Stop comparing yourself to another person. When I compare myself to these others it’s easy to fall into the trap of “my life sucks compared to that life”. You might as well not even do anything! Your life isn’t the best life! You aren’t here to live the life of another person. You’re here to do whatever life you can. Turn Facebook off, get off Instagram, stop reading biographies of “successful” people and learn to respect your own experience. Limit your stress, you’re not a fraud, you’re just you. Expose yourself totally.

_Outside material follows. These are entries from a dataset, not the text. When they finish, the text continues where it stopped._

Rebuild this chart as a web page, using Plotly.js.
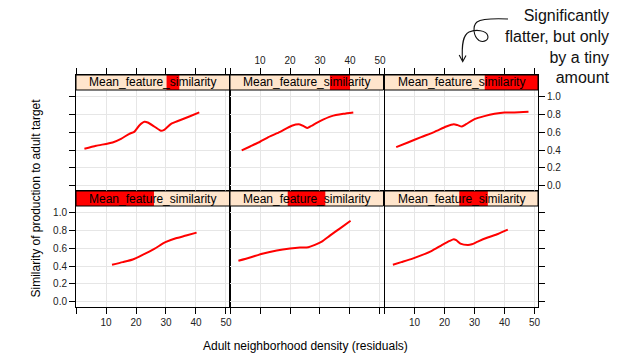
<!DOCTYPE html>
<html>
<head>
<meta charset="utf-8">
<script src="https://cdn.plot.ly/plotly-3.0.1.min.js"></script>
<style>
  html, body { margin: 0; padding: 0; background: #fff; }
  #chart { width: 634px; height: 353px; }
</style>
</head>
<body>
<div id="chart"></div>
<script>
// Partial-effect curves: similarity vs. adult neighborhood density,
// conditioned on six overlapping intervals of Mean_feature_similarity.
const densityP1 = [12, 15.6, 18.9, 22.2, 26.1, 29.8, 33.3, 36.7, 40.2];
const similarityP1 = [0.415, 0.444, 0.474, 0.526, 0.593, 0.667, 0.711, 0.741, 0.774];

const densityP2 = [2.8, 6.7, 11.1, 15.6, 20, 23.3, 26.1, 28.3, 30.6, 33.3, 36.7, 40.2];
const similarityP2 = [0.459, 0.496, 0.541, 0.574, 0.596, 0.607, 0.611, 0.637, 0.674, 0.741, 0.822, 0.907];

const densityP3 = [2.8, 5.6, 8.9, 12.2, 15.6, 18.9, 21.7, 23.1, 23.9, 25.3, 27.8, 29.1, 31.1, 34.4, 37.8, 41.1];
const similarityP3 = [0.415, 0.444, 0.478, 0.519, 0.567, 0.630, 0.681, 0.700, 0.689, 0.652, 0.637, 0.644, 0.674, 0.719, 0.759, 0.807];

const densityP4 = [2.8, 6.7, 12.2, 15, 17.8, 19.4, 21.1, 22.8, 23.9, 26.1, 28.3, 29.4, 31.7, 34.4, 37.8, 41.1];
const similarityP4 = [0.414, 0.448, 0.485, 0.526, 0.582, 0.604, 0.675, 0.716, 0.709, 0.664, 0.616, 0.627, 0.694, 0.731, 0.776, 0.821];

const densityP5 = [3.9, 6.7, 10, 12.8, 16.7, 20.6, 23.3, 24.7, 25.8, 27.2, 30, 33.9, 37.8, 41.1];
const similarityP5 = [0.396, 0.440, 0.493, 0.545, 0.604, 0.672, 0.687, 0.664, 0.646, 0.672, 0.724, 0.780, 0.806, 0.821];

const densityP6 = [3.9, 7.8, 12.2, 16.7, 20.6, 23.1, 24.4, 25.8, 27.2, 30, 33.3, 36.7, 40, 43.3, 48];
const similarityP6 = [0.433, 0.485, 0.545, 0.604, 0.664, 0.690, 0.679, 0.664, 0.690, 0.746, 0.780, 0.806, 0.821, 0.821, 0.828];

// Shingle intervals of the conditioning variable (fraction of its range)
const shingleLo = [0.000, 0.376, 0.487, 0.590, 0.651, 0.653];
const shingleHi = [0.508, 0.621, 0.673, 0.673, 0.782, 1.000];

const stripLabel = 'Mean_feature_similarity';
const xTickVals = [0, 10, 20, 30, 40, 50];
const xTickText = ['', '10', '20', '30', '40', '50'];
const yTickVals = [0, 0.2, 0.4, 0.6, 0.8, 1.0];
const yTickText = ['0.0', '0.2', '0.4', '0.6', '0.8', '1.0'];
const xTitle = 'Adult neighborhood density (residuals)';
const yTitle = 'Similarity of production to adult target';
const noteText = 'Significantly<br>flatter, but only<br>by a tiny<br>amount';

const panelX = [densityP1, densityP2, densityP3, densityP4, densityP5, densityP6];
const panelY = [similarityP1, similarityP2, similarityP3, similarityP4, similarityP5, similarityP6];

// ---- geometry (pixels) ----
const W = 634, H = 353;
const colPx = [[76, 229.5], [230, 383.5], [384.5, 538]];
// each row: [strip top, panel top, panel bottom]
const rowPx = { bottom: [191, 206, 307], top: [75, 90, 191] };
const xRange = [0, 51.17];
const yMin = -0.058, yPanelTop = 1.072;
const pxPerUnit = 101 / (yPanelTop - yMin);
const yStripTop = yPanelTop + 15 / pxPerUnit;
const stripFrac = (yPanelTop - yMin) / (yStripTop - yMin);

const px2x = p => p / W;
const px2y = p => 1 - p / H;

const FONT = 'Liberation Sans, Arial, Helvetica, sans-serif';
const tickFont = { family: FONT, size: 10, color: '#222' };

const data = [];
const layout = {
  width: W, height: H,
  margin: { l: 0, r: 0, t: 0, b: 0 },
  paper_bgcolor: '#fff', plot_bgcolor: '#fff',
  showlegend: false,
  font: { family: FONT, color: '#000' },
  shapes: [], annotations: []
};

for (let i = 0; i < 6; i++) {
  const n = i + 1;
  const sfx = n === 1 ? '' : String(n);
  const col = i % 3;
  const isTop = i >= 3;
  const r = isTop ? rowPx.top : rowPx.bottom;

  data.push({
    type: 'scatter', mode: 'lines',
    x: panelX[i], y: panelY[i],
    xaxis: 'x' + sfx, yaxis: 'y' + sfx,
    line: { color: '#ff0000', width: 2, shape: 'spline', smoothing: 0.6 },
    hoverinfo: 'skip'
  });

  layout['xaxis' + sfx] = {
    domain: [px2x(colPx[col][0]), px2x(colPx[col][1])],
    range: xRange, anchor: 'y' + sfx,
    tickmode: 'array', tickvals: xTickVals, ticktext: xTickText,
    showgrid: true, gridcolor: '#e6e6e6', gridwidth: 1, zeroline: false,
    showline: true, linecolor: '#000', linewidth: 1, mirror: true,
    ticks: 'outside', ticklen: 6, tickcolor: '#000', tickwidth: 1,
    side: isTop ? 'top' : 'bottom',
    showticklabels: isTop ? col === 1 : col !== 1,
    tickfont: tickFont, fixedrange: true
  };

  layout['yaxis' + sfx] = {
    domain: [px2y(r[2]), px2y(r[0])],
    range: [yMin, yStripTop], anchor: 'x' + sfx,
    tickmode: 'array', tickvals: yTickVals, ticktext: yTickText,
    showgrid: true, gridcolor: '#e6e6e6', gridwidth: 1, zeroline: false,
    showline: true, linecolor: '#000', linewidth: 1, mirror: true,
    ticks: col === 1 ? '' : 'outside', ticklen: 6, tickcolor: '#000', tickwidth: 1,
    side: col === 2 ? 'right' : 'left',
    showticklabels: (col === 0 && !isTop) || (col === 2 && isTop),
    tickfont: tickFont, fixedrange: true
  };

  const xd = 'x' + sfx + ' domain', yd = 'y' + sfx + ' domain';
  // strip background, shingle level, and border
  layout.shapes.push({
    type: 'rect', xref: xd, yref: yd, x0: 0, x1: 1, y0: stripFrac, y1: 1,
    fillcolor: '#ffe5cc', line: { width: 0 }, layer: 'above'
  });
  layout.shapes.push({
    type: 'rect', xref: xd, yref: yd, x0: shingleLo[i], x1: shingleHi[i], y0: stripFrac, y1: 1,
    fillcolor: '#ff0000', line: { width: 0 }, layer: 'above'
  });
  layout.shapes.push({
    type: 'rect', xref: xd, yref: yd, x0: 0, x1: 1, y0: stripFrac, y1: 1,
    fillcolor: 'rgba(0,0,0,0)', line: { color: '#000', width: 1 }, layer: 'above'
  });
  layout.annotations.push({
    xref: xd, yref: yd, x: 0.5, y: (stripFrac + 1) / 2,
    text: stripLabel, showarrow: false,
    xanchor: 'center', yanchor: 'middle',
    font: { family: FONT, size: 12, color: '#000' }
  });
}

// shared axis titles
layout.annotations.push({
  xref: 'paper', yref: 'paper', x: px2x(305), y: px2y(346),
  text: xTitle, showarrow: false, xanchor: 'center', yanchor: 'middle',
  font: { family: FONT, size: 12, color: '#000' }
});
layout.annotations.push({
  xref: 'paper', yref: 'paper', x: px2x(35), y: px2y(198.5),
  text: yTitle, showarrow: false, textangle: -90, xanchor: 'center', yanchor: 'middle',
  font: { family: FONT, size: 12, color: '#000' }
});

// hand-written note with a curly arrow pointing at the top-right panel
layout.annotations.push({
  xref: 'paper', yref: 'paper', x: px2x(612), y: px2y(46.5),
  text: noteText, showarrow: false, xanchor: 'right', yanchor: 'middle', align: 'right',
  font: { family: FONT, size: 16, color: '#111' }
});
function pathFromPx(cmds) {
  return cmds.map(c => {
    if (typeof c === 'string') return c;
    return px2x(c[0]).toFixed(5) + ',' + px2y(c[1]).toFixed(5);
  }).join(' ');
}
layout.shapes.push({
  type: 'path', xref: 'paper', yref: 'paper', layer: 'above',
  path: pathFromPx([
    'M', [508, 19],
    'C', [496, 18.5], [482, 18.5], [477, 22],
    'C', [472.5, 26], [473, 36], [479, 40.5],
    'C', [484, 43], [489.5, 40], [487.5, 35],
    'C', [486, 30.5], [476, 29], [469, 32],
    'C', [463, 35], [461.5, 44], [462.5, 60.5]
  ]),
  line: { color: '#111', width: 1.1 }, fillcolor: 'rgba(0,0,0,0)'
});
layout.shapes.push({
  type: 'path', xref: 'paper', yref: 'paper', layer: 'above',
  path: pathFromPx(['M', [459.2, 55], 'L', [462.7, 61.5], 'L', [466, 55.5]]),
  line: { color: '#111', width: 1.1 }, fillcolor: 'rgba(0,0,0,0)'
});

Plotly.newPlot('chart', data, layout, { staticPlot: true, displayModeBar: false });
</script>
</body>
</html>
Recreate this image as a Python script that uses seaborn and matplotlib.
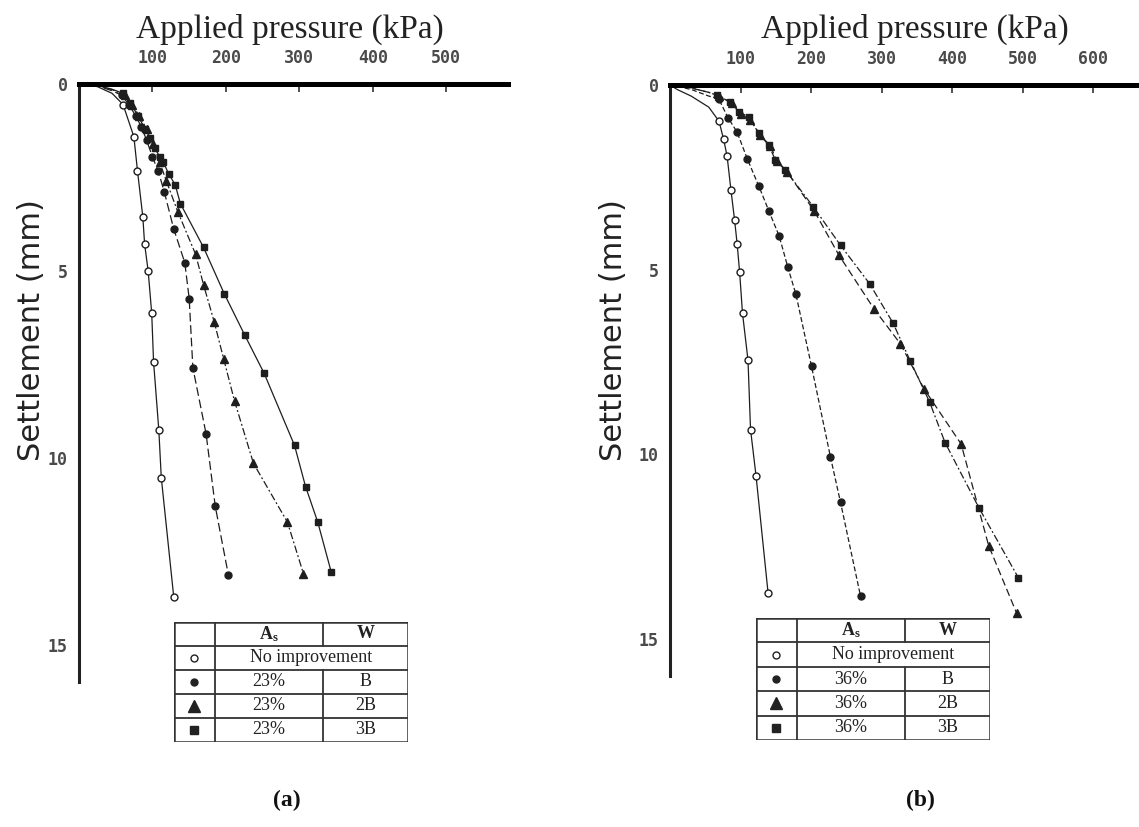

Remember: being wrong doesn’t make you a fake. The best baseball players don’t always hit homeruns. The best traders lose money on most trades. Presidents are wrong about stuff all the time. Losing is just part of the game. Don’t glorify failure, but don’t let it make you feel like you’re not a real contender either.

Realize that when you hold back you’re robbing the world. If you walk around feeling that you should be someone else or that you don’t deserve to be here then all your crappy vibes rub off on other people. Your stunted expression means that you can’t be there for people who need you.

I’ve been lucky to be surrounded by people who really accept me for who I am. To allow my true colors shine. I’m a goober. I’m a dork. I’m not always right. I get moody. I get controlling. I get stressed. I get overwhelmed. I have panic attacks. I have an adorkable personality. I sing absolutely terrible in car rides. I’m witty. I’m a lot to handle sometimes. I get the giggles, a lot. I have a sailor’s mouth at times. But most importantly, I’m Jen. And I no longer feel like a fraud or an imposter. I feel like, me. I’m 26 years old and I have discovered the dorky human being that I am and I am no longer an imposter.